B. Formal meetings of the Committee may be held by telephone or other communication equipment which allows those participating to hear and speak to each other, and the quorum in that event shall be any two Committee members so linked.
VIII. Frequency of Meetings
Meetings of the Committee shall be held as and when appropriate, but at least once a year, held to coincide with key dates within the financial reporting and audit cycle. The Chairman of the Committee or any other member may convene a meeting of the Committee whenever he or she considers it necessary or desirable.
IX. Notices of Meetings
A. Meetings of the Committee shall be summoned by the Secretary of the Committee at the request of any of its members.
B. Unless otherwise agreed, notice of each meeting confirming the venue, time and date together with an agenda of items to be discussed, shall be forwarded to each member of the Committee, any other person required to attend and all other non-executive directors, no later than 7 business days before the date of the meeting. Supporting papers shall be sent to Committee members and to other attendees as appropriate, at the same time.
X. Minutes of Meetings
A. The Secretary of the Committee shall record the proceedings and resolutions of the Committee.
B. The Secretary shall promptly circulate copies of the minutes of meetings of the Committee to all members of the Committee, and to all members of the Board unless a conflict of interest exists. Draft and final versions of minutes of the meetings should be sent to all Committee members for their comment and records within a reasonable time after the meeting.
The duties of the Committee shall be to:
A. make recommendations to the board on the Company’s policy and structure for all directors’ and senior management remuneration and on the establishment of a formal and transparent procedure for developing remuneration policy;
B. review and approve the management’s remuneration proposals with reference to the board’s corporate goals and objectives;
C. to make recommendations to the board on the remuneration packages of individual executive directors and senior management. This should include benefits in kind, pension rights and compensation payments, including any compensation payable for loss or termination of their office or appointment;
D. make recommendations to the board on the remuneration of non-executive directors;
E. consider salaries paid by comparable companies, time commitment and responsibilities, and employment conditions elsewhere in the group;
F. review and approve compensation payable to executive directors and senior management for any loss or termination of office or appointment to ensure that it is consistent with relevant contractual terms and is otherwise fair and not excessive;
G. review and approve compensation arrangements relating to dismissal or removal of directors for misconduct to ensure that they are consistent with contractual terms and are otherwise reasonable and appropriate; and
H. ensure that no director or any of his associates is involved in deciding his own remuneration;
XII. Reporting Responsibilities
A. The Committee Chairman shall report formally to the Board on its proceedings after each meeting on all matters within its duties and responsibilities;
B. The Committee shall make whatever recommendations to the Board that it deems appropriate on any area within its scope of duties where action or improvement is needed;
C. The Committee shall produce an annual report of the Company’s remuneration policy and practices, which will form part of the Company’s annual report; and
D. The Committee shall report back to the Board and keep the Board fully informed of its decisions and recommendations, unless prohibited by applicable laws and regulations (such as a restriction on disclosure due to regulatory requirements).

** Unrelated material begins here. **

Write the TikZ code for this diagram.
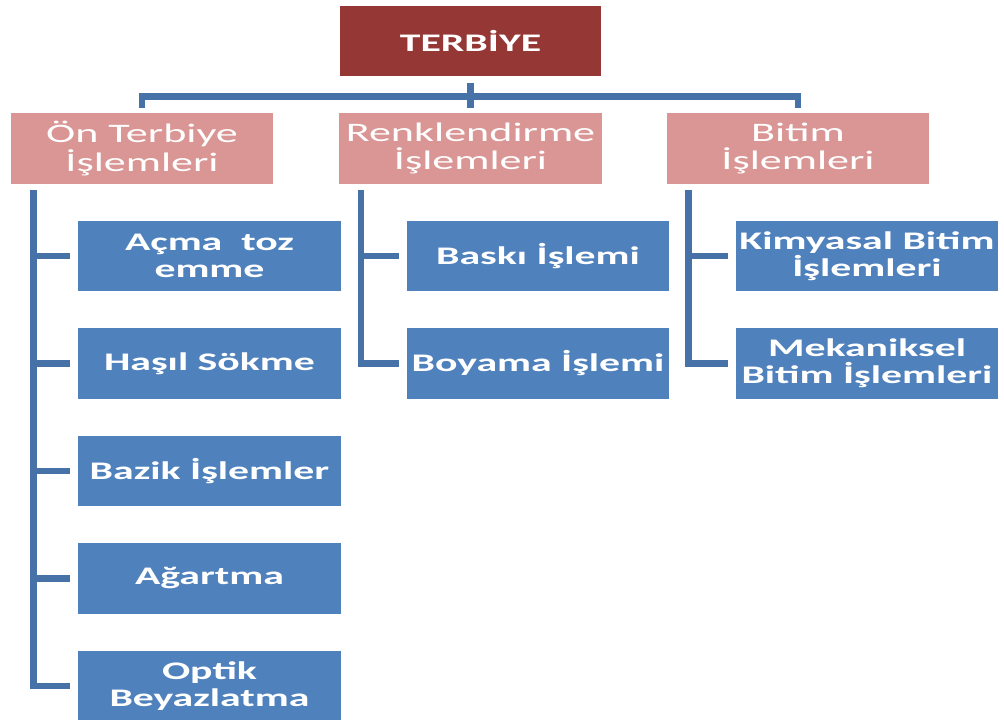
\documentclass[tikz,border=0pt]{standalone}
\usepackage{fontspec}
\setmainfont{Carlito}[FakeStretch=1.65]
\usetikzlibrary{calc}
\definecolor{topred}{RGB}{149,55,53}
\definecolor{headpink}{RGB}{217,150,148}
\definecolor{boxblue}{RGB}{79,129,189}
\definecolor{busblue}{RGB}{70,114,167}
\tikzset{
    topbox/.style={fill=topred,text=white,font=\fontsize{18}{19.5}\selectfont\bfseries,
        minimum width=6.525cm,minimum height=1.75cm,inner sep=1pt,align=center},
    headbox/.style={fill=headpink,text=white,font=\fontsize{19}{20.5}\selectfont,
        minimum width=6.55cm,minimum height=1.775cm,inner sep=1pt,align=center},
    leafbox/.style={fill=boxblue,text=white,font=\fontsize{18}{19.5}\selectfont\bfseries,
        minimum width=6.55cm,minimum height=1.75cm,inner sep=1pt,align=center},
    bus/.style={draw=busblue,line width=4.6pt,line join=miter}
}
\begin{document}
\begin{tikzpicture}[x=0.025cm,y=-0.025cm]
        \useasboundingbox (0,0) rectangle (1004,720);

        \node[topbox] (terbiye) at (470.5,41) {TERBİYE};

        \node[headbox] (on) at (142,148.5) {Ön Terbiye\\İşlemleri};
        \node[headbox] (renk) at (470.5,148.5) {Renklendirme\\İşlemleri};
        \node[headbox] (bitim) at (798,148.5) {Bitim\\İşlemleri};

        \node[leafbox] (acma) at (209.5,256) {Açma~~toz\\emme};
        \node[leafbox] (hasil) at (209.5,363.5) {Haşıl Sökme};
        \node[leafbox] (bazik) at (209.5,471) {Bazik İşlemler};
        \node[leafbox] (agartma) at (209.5,578.5) {Ağartma};
        \node[leafbox] (optik) at (209.5,686) {Optik\\Beyazlatma};

        \node[leafbox] (baski) at (538,256) {Baskı İşlemi};
        \node[leafbox] (boyama) at (538,363.5) {Boyama İşlemi};

        \node[leafbox] (kimya) at (867,256) {Kimyasal Bitim\\İşlemleri};
        \node[leafbox] (mekanik) at (867,363.5) {Mekaniksel\\Bitim İşlemleri};

        % top level
        \draw[bus] ($(terbiye.south)+(0,7)$) -- ($(renk.north)+(0,-5)$);
        \draw[bus] ($(on.north)+(0,-5)$) -- ++(0,-11) -| ($(bitim.north)+(0,-5)$);

        % bus lines under the headers
        \coordinate (onbus) at ($(on.south west)+(23,6)$);
        \coordinate (renkbus) at ($(renk.south west)+(22,6)$);
        \coordinate (bitimbus) at ($(bitim.south west)+(22,6)$);

        \draw[bus] (onbus) |- ($(optik.west)+(-8,0)$);
        \foreach \n in {acma,hasil,bazik,agartma}
            \draw[bus] (onbus |- \n.west) -- ($(\n.west)+(-8,0)$);

        \draw[bus] (renkbus) |- ($(boyama.west)+(-8,0)$);
        \draw[bus] (renkbus |- baski.west) -- ($(baski.west)+(-8,0)$);

        \draw[bus] (bitimbus) |- ($(mekanik.west)+(-8,0)$);
        \draw[bus] (bitimbus |- kimya.west) -- ($(kimya.west)+(-8,0)$);
    \end{tikzpicture}
\end{document}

The Board authorizes the Committee to:
A. investigate any matter within its Terms of Reference and seek any information it requires from any employee (all employees being directed to co-operate with any such request by the Committee);
B. obtain outside legal or other independent professional advice, including the advice of independent remuneration consultants at the cost of the Company, if it considers necessary; and
C. be provided with sufficient resources to perform the duties.
The Committee shall, at least once a year, review its own performance, constitution and terms of reference to ensure that it is operating at maximum effectiveness and recommend any changes it considers necessary to the Board for approval.